When I woke up this morning the first thing I saw was the handle of a Swiss army knife sticking out of the frame of my window. I opened the window to investigate and saw that the blade was driven deeply into the wood of the frame. Hanging crookedly from the exposed bit of blade was a typed note. It was a full sheet of computer paper with one line of boldface type in all capitals across the middle.
GIVE ME ONE MILLION AMERICAN DOLLARS BY FEBRUARY 8TH OR I WILL KILL YOUR GIRL
My first thought was that it must have taken a great deal of strength to drive the blade that deeply into the wood of the window frame.
My second thought was that it was strange the writer of the note had asked for American dollars here in Finland.
My third thought was to wonder how he intended to receive the money from me if he didn't leave an address.
My fourth thought was "How am I ever going to come up with a million dollars my Sunday?" (it was Tuesday).
My fifth (and final) thought was "What girl? I'm certainly not married and I've never even had a girlfriend. Hell, I don't' even have a sister or co-worker someone could have mistaken for 'my girl'", and so I stopped fretting and took a nice long shower.
After my shower I'd forgotten all about the note and I went into the kitchen where Lord Fluffy McFeatherdown had breakfast waiting. Lord Fluffy is a much better chef than I so he always insists on doing all the cooking. The only drawback with this arrangement is that I never get to eat eggs or poultry. Lord Fluffy says that would be cannibalism (he's a penguin).
"Good morning, Fluffy!" I said "Did you get any sleep last night?" He has a habit of staying awake all night trying to take over the world via the internet.
"Call me Feathersorg, you pink pincushion," he growled, eying his fork with obvious evil intent.
"Oh, sorry. I forgot. But I really don't like being called a pincushion, it kind of implies that you think of me as disposable."
"Whatever, beakless looser."
"Remember it was me that paid for your prosthetic opposable thumbs and your voice modification. If it weren't for me you'd still be a flippered little bird with no way of communicating other than adorable little squawking noises."
"Speaking of communicating, I learned how to use the printer last night." Feathersorg grinned (at least his eyes grinned, despite his whining for facial surgery I still won't pay an innumerable amount of money just so a penguin can smile or frown).
"You did WHAT! I've told you over and again that you're not allowed to touch the printer because you're clumsy and you'll break it."
"Well, I did read the users' manual first," he said around a beakfull of sardines. "Anyway, I printed something for you this morning, did you find it?"
"What did you print? it wasn't a demand for a million dollars, was it?"
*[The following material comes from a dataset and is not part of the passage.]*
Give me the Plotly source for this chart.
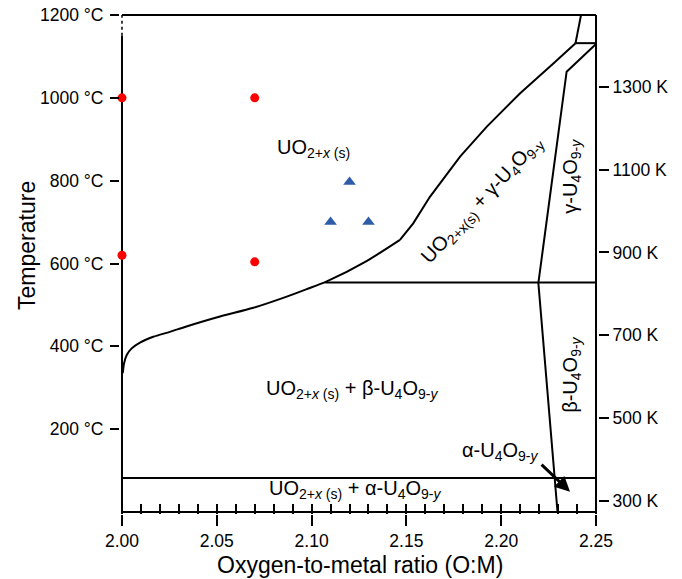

Feathersorg looked me straight in the eye. An expressionless, evil sort of look. Then he burst out laughing. I hurled a piece of toast at the feathered little bastard sitting across from me but he ducked and then leaped from his chair and launched himself straight at my face. I defended myself with a butterknife as Feathersorg tried to beat my face with a spork. My chair fell over backward and we landed in a tangled heap on the tile floor. Fluffy's webbed foot was in my ear and his right flipper, prosthetic opposable thumb and spork were entangled with my hair and I had a mouthful of tail feathers.
"You weren't serious about the million dollars, were you?" I laughed after I'd gotten his tail out of my mouth.
"Not really, but I DO need gas money for my motorcycle." Said Feathersorg "And I could always do with more Iron Maiden and Manowar CDs."
"What you really need is a job, you featherbrained looser."
"I'm a penguin, remember. Your idiotic government discriminates against us poultry. That's what I keep you for."
"You don't 'keep' me, Featherling. I keep you, you're my pet. Now get off of me."
It took me twenty minutes to get that spork out of my hair.
The story is from 2006. I don't have a date for the art, but I do know that it's older than the Feathersorg stories and I remember drawing it in the campus computer lab posting it on MySpace, sooo... 2005ish?